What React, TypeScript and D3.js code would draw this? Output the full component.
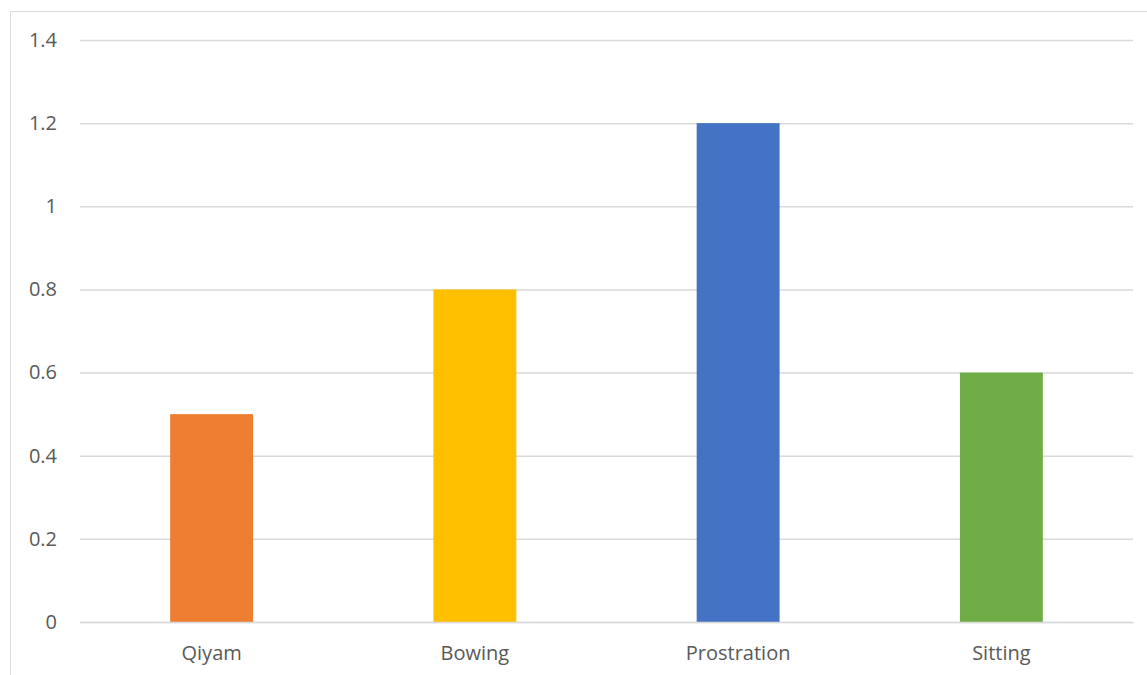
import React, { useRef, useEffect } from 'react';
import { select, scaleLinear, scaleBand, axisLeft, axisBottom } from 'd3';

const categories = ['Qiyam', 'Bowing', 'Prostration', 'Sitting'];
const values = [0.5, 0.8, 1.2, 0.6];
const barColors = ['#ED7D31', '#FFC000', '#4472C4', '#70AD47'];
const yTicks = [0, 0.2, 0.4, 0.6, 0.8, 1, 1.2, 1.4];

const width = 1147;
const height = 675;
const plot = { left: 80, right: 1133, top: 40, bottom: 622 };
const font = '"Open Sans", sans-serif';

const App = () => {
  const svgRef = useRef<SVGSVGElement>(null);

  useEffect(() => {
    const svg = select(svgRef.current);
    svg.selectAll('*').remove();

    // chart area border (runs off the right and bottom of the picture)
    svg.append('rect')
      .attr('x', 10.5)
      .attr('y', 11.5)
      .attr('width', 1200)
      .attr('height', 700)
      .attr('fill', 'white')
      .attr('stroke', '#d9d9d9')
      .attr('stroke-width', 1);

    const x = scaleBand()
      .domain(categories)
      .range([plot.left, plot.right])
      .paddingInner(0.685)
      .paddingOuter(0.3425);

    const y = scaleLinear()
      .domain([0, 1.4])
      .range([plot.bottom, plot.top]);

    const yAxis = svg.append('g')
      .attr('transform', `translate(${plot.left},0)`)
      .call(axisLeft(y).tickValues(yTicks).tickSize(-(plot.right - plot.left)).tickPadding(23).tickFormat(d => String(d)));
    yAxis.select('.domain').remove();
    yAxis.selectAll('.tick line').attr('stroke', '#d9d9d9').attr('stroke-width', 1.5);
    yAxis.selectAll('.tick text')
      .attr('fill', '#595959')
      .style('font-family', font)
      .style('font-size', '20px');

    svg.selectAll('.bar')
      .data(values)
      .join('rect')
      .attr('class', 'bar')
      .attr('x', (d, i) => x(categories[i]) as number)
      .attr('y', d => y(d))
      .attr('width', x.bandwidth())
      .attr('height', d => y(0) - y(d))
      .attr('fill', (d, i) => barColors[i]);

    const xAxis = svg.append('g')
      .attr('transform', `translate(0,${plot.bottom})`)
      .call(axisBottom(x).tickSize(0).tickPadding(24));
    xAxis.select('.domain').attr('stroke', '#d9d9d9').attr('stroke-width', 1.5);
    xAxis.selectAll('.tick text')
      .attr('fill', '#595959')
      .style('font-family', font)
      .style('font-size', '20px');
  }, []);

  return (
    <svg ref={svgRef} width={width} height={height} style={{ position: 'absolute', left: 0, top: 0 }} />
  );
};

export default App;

────────────────────────────────────────

EXERCISE OBJECTIVE:
Omit the pictures and reproduce the listing exactly.

WRITTEN SOLUTION:
What React, TypeScript and D3.js code would draw this? Output the full component.
import React, { useRef, useEffect } from 'react';
import { select, scaleLinear, scaleBand, axisLeft, axisBottom } from 'd3';

const categories = ['Qiyam', 'Bowing', 'Prostration', 'Sitting'];
const values = [0.5, 0.8, 1.2, 0.6];
const barColors = ['#ED7D31', '#FFC000', '#4472C4', '#70AD47'];
const yTicks = [0, 0.2, 0.4, 0.6, 0.8, 1, 1.2, 1.4];

const width = 1147;
const height = 675;
const plot = { left: 80, right: 1133, top: 40, bottom: 622 };
const font = '"Open Sans", sans-serif';

const App = () => {
  const svgRef = useRef<SVGSVGElement>(null);

  useEffect(() => {
    const svg = select(svgRef.current);
    svg.selectAll('*').remove();

    // chart area border (runs off the right and bottom of the picture)
    svg.append('rect')
      .attr('x', 10.5)
      .attr('y', 11.5)
      .attr('width', 1200)
      .attr('height', 700)
      .attr('fill', 'white')
      .attr('stroke', '#d9d9d9')
      .attr('stroke-width', 1);

    const x = scaleBand()
      .domain(categories)
      .range([plot.left, plot.right])
      .paddingInner(0.685)
      .paddingOuter(0.3425);

    const y = scaleLinear()
      .domain([0, 1.4])
      .range([plot.bottom, plot.top]);

    const yAxis = svg.append('g')
      .attr('transform', `translate(${plot.left},0)`)
      .call(axisLeft(y).tickValues(yTicks).tickSize(-(plot.right - plot.left)).tickPadding(23).tickFormat(d => String(d)));
    yAxis.select('.domain').remove();
    yAxis.selectAll('.tick line').attr('stroke', '#d9d9d9').attr('stroke-width', 1.5);
    yAxis.selectAll('.tick text')
      .attr('fill', '#595959')
      .style('font-family', font)
      .style('font-size', '20px');

    svg.selectAll('.bar')
      .data(values)
      .join('rect')
      .attr('class', 'bar')
      .attr('x', (d, i) => x(categories[i]) as number)
      .attr('y', d => y(d))
      .attr('width', x.bandwidth())
      .attr('height', d => y(0) - y(d))
      .attr('fill', (d, i) => barColors[i]);

    const xAxis = svg.append('g')
      .attr('transform', `translate(0,${plot.bottom})`)
      .call(axisBottom(x).tickSize(0).tickPadding(24));
    xAxis.select('.domain').attr('stroke', '#d9d9d9').attr('stroke-width', 1.5);
    xAxis.selectAll('.tick text')
      .attr('fill', '#595959')
      .style('font-family', font)
      .style('font-size', '20px');
  }, []);

  return (
    <svg ref={svgRef} width={width} height={height} style={{ position: 'absolute', left: 0, top: 0 }} />
  );
};

export default App;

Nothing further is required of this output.